ABBA went on to have 18 consecutive top 10 hits in the U.K., and a total of nine No. 1s. In the U.S., “Dancing Queen” became the group’s lone chart-topper. And while the group stopped recording and touring in the 1980s, the legacy of its members has lived on, thanks to stage musicals like Chess, Kristina från Duvemala and Mamma Mia! as well as two motion pictures based on that third production, cover versions of songs by artists ranging from Erasure to U2, and worldwide sales of 30 million for the ABBA Gold collection, which is the second best-selling album of all time in the U.K.
And there is more to come, including two new songs recorded in the summer of 2017 but not yet released, with at least one of those songs due out this fall, according to Ulvaeus. The new tunes are tied into a world tour – not of the original members but of their holograms.

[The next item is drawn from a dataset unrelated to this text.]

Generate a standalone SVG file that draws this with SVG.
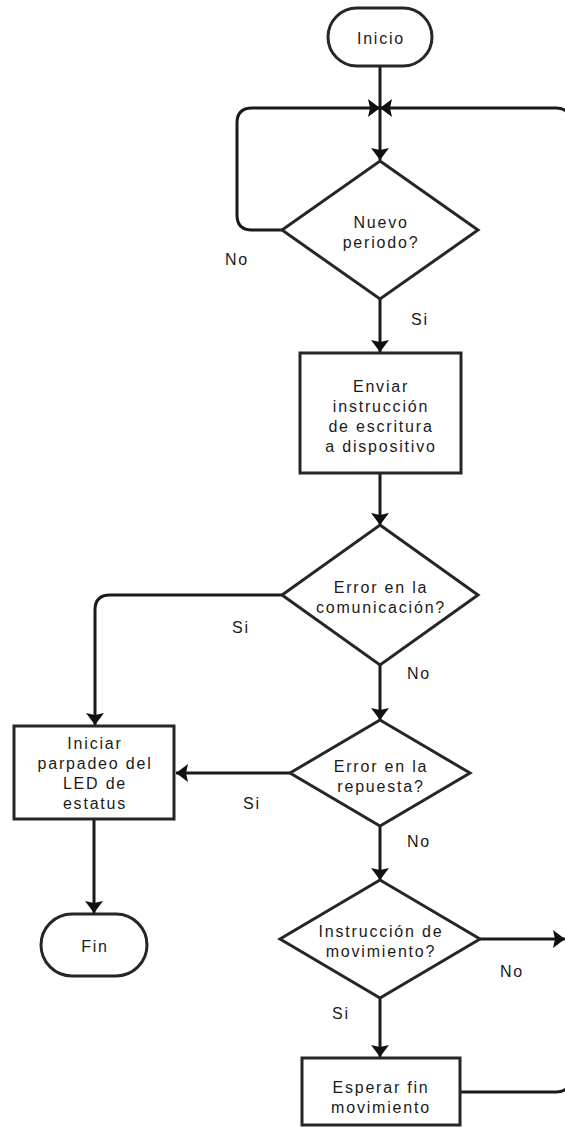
<svg xmlns="http://www.w3.org/2000/svg" width="565" height="1128" viewBox="0 0 565 1128">
<style>
.s{fill:#fff;stroke:#262626;stroke-width:3}
.c{fill:none;stroke:#1a1a1a;stroke-width:3}
text{font-family:"Liberation Sans",Arial,sans-serif;font-size:16px;fill:#1a1a1a;letter-spacing:1.8px;text-anchor:middle}
</style>
<defs>
<marker id="a" viewBox="0 0 12 18" refX="12" refY="9" markerWidth="12" markerHeight="18" markerUnits="userSpaceOnUse" orient="auto">
<path d="M0,0 L12,9 L0,18 L2,9 Z" fill="#111"/>
</marker>
</defs>
<g id="connectors">
<path class="c" d="M380,67 V160" marker-end="url(#a)"/>
<path class="c" d="M282,230 H252 Q237,230 237,215 V123 Q237,108 252,108 H380" marker-end="url(#a)"/>
<path class="c" d="M461,1092 H556 Q570,1092 570,1078 V122 Q570,108 556,108 H380" marker-end="url(#a)"/>
<path class="c" d="M380,299 V352" marker-end="url(#a)"/>
<path class="c" d="M380,474 V525" marker-end="url(#a)"/>
<path class="c" d="M282,595 H110 Q95,595 95,610 V725" marker-end="url(#a)"/>
<path class="c" d="M380,665 V720" marker-end="url(#a)"/>
<path class="c" d="M290,773 H176" marker-end="url(#a)"/>
<path class="c" d="M380,826 V880" marker-end="url(#a)"/>
<path class="c" d="M480,939 H565" marker-end="url(#a)"/>
<path class="c" d="M380,998 V1057" marker-end="url(#a)"/>
<path class="c" d="M94,820 V913" marker-end="url(#a)"/>
<text x="237" y="265">No</text>
<text x="420" y="325">Si</text>
<text x="241" y="633">Si</text>
<text x="419" y="679">No</text>
<text x="252" y="809">Si</text>
<text x="419" y="847">No</text>
<text x="512" y="977">No</text>
<text x="341" y="1019">Si</text>
</g>
<g id="inicio">
<rect class="s" x="328" y="8" width="104" height="58" rx="29"/>
<text x="381" y="44">Inicio</text>
</g>
<g id="nuevo-periodo">
<polygon class="s" points="380,161 478,230 380,299 282,230"/>
<text x="381" y="228">Nuevo</text>
<text x="381" y="248">periodo?</text>
</g>
<g id="enviar">
<rect class="s" x="300" y="353" width="161" height="120"/>
<text x="381" y="392">Enviar</text>
<text x="381" y="412">instrucción</text>
<text x="381" y="432">de escritura</text>
<text x="381" y="452">a dispositivo</text>
</g>
<g id="error-comunicacion">
<polygon class="s" points="380,525 478,595 380,665 282,595"/>
<text x="381" y="593">Error en la</text>
<text x="381" y="613">comunicación?</text>
</g>
<g id="iniciar-parpadeo">
<rect class="s" x="14" y="726" width="160" height="93"/>
<text x="95" y="749">Iniciar</text>
<text x="95" y="769">parpadeo del</text>
<text x="95" y="789">LED de</text>
<text x="95" y="809">estatus</text>
</g>
<g id="error-respuesta">
<polygon class="s" points="380,720 470,773 380,826 290,773"/>
<text x="381" y="772">Error en la</text>
<text x="381" y="792">repuesta?</text>
</g>
<g id="fin">
<rect class="s" x="41" y="914" width="106" height="62" rx="31"/>
<text x="95" y="952">Fin</text>
</g>
<g id="instruccion-movimiento">
<polygon class="s" points="380,880 480,939 380,998 280,939"/>
<text x="381" y="937">Instrucción de</text>
<text x="381" y="957">movimiento?</text>
</g>
<g id="esperar">
<rect class="s" x="302" y="1058" width="158" height="67"/>
<text x="381" y="1093">Esperar fin</text>
<text x="381" y="1113">movimiento</text>
</g>
</svg>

Why has ABBA remained such a phenomenon, with a global legacy that has already lasted long past the group’s dissolution? Not even the members of the quartet are sure. “Other groups have good singers, good songs, good production,” acknowledged Ulvaeus, “but given the background Benny and I had as songwriters, maybe we had a bigger range. Because there was the Latin-American influence, the German, the Italian, the English, the American, all of that. I suppose we were a bit exotic in every territory in an acceptable way. And also we were leaning toward what we thought were strong melodies. In those days, rock groups were not into melody. But I really don’t know the answer. No one does, I think.”